What is a Bombard?
A stone throwing engine. The term “bombard” is somewhat arbitrary, but generally referred to the largest guns of the medieval period.
They were usually breech-loaders, using removable ”pots de fer” containing powder, wadding, and a stone cannonball. Some balls thrown by these guns were gigantic, so large they were cut at the site by masons rather than transported with the bombard. Several were in use over many decades, some for centuries. Bombards were mainly used in sieges during the 14th-15th centuries. Most were made by the hoop-and-stave method rather than cast, although a few were cast in two pieces, barrel and breech. The biggest bombards were so powerful they could hurl stones three kilometers. This was so impressive, and really big guns so rare, that bombards were given distinctive noms de guerre and passed down from emperors and kings to successor princes in royal wills and charters. The ”King’s Daughter” was a famous English bombard. ”Mons Meg,” weighing in at 15,000 pounds of iron, was ordered by Philip the Good for Burgundy’s arsenal in 1449. ”Dulle Griete” (”Mad Margot”) was the bombard of Ghent, while ”Chriemhilde” served Nuremberg.
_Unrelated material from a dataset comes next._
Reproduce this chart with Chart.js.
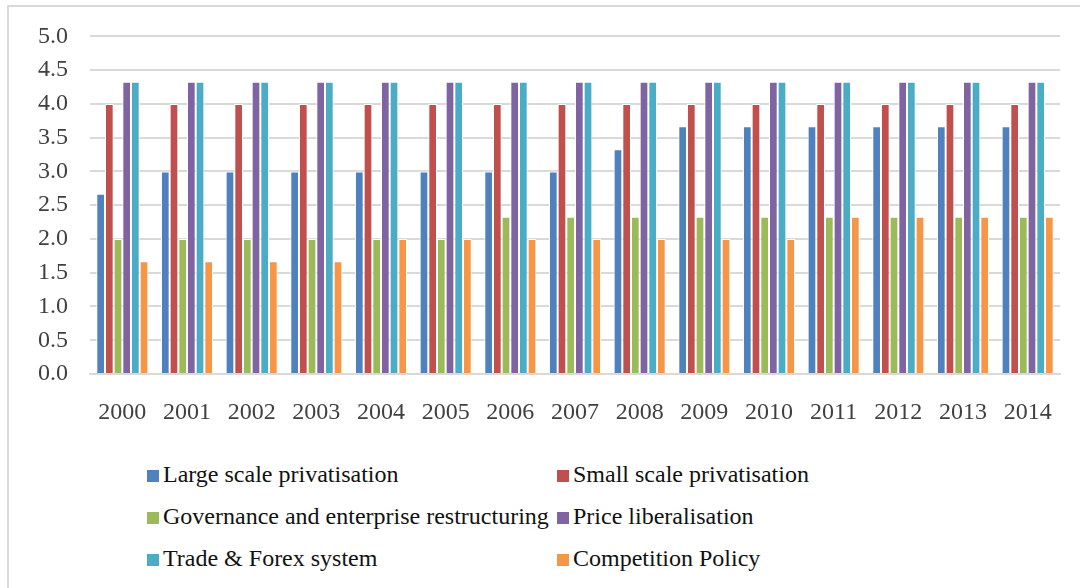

At 40 tons, the largest stone-throwing bombard ever made, the ”Tsar-Pushka,” was built by Muscovy to frighten the Tatars. It was never fired.
Very large bombards were built by renegade gunsmiths for the Ottoman sultans. These were so heavy that 60 oxen were needed to move one on dozens of carts, before which 200-300 men leveled the roadway along which they moved. In action, they were served by gun crews of dozens and closely guarded by 200 men. The Ottomans had not only the greatest armory of big guns but the most numerous. The most extraordinary was a bombard called ”Elipolos” (”City-Taker”), which could hurl a stone ball of 300 kilograms some 1.5 kilometers. In 1453 this gun, and several sister pieces, was used to reduce the walls of Constantinople. Bombards were also built in India. The Mughal bombard ”Raja Gopal” weighed an extraordinary 40 metric tons of iron. Only by water transport on barges were such guns manageable, which greatly restricted their utility at any distance from the waterway. The lack of gun carriages carried over to the battlefield, where bombards were raised on mounds of sloped earth or piles of logs. Angle of fire was adjusted by adding or removing earth, or hammering or removing wedges under the logs. By the mid-15th century some bombards had lifting rings attached to facilitate repositioning on stepped firing blocks. By the mid-16th century bombards were outmoded, replaced by smaller but more powerful cast cannon using corned powder and firing iron shot. Yet, as late as 1807 the Ottomans fired some ancient bombards against enemy ships in the Straits. More generally, the late medieval bombard survived into the early modern period redefined as the mortar.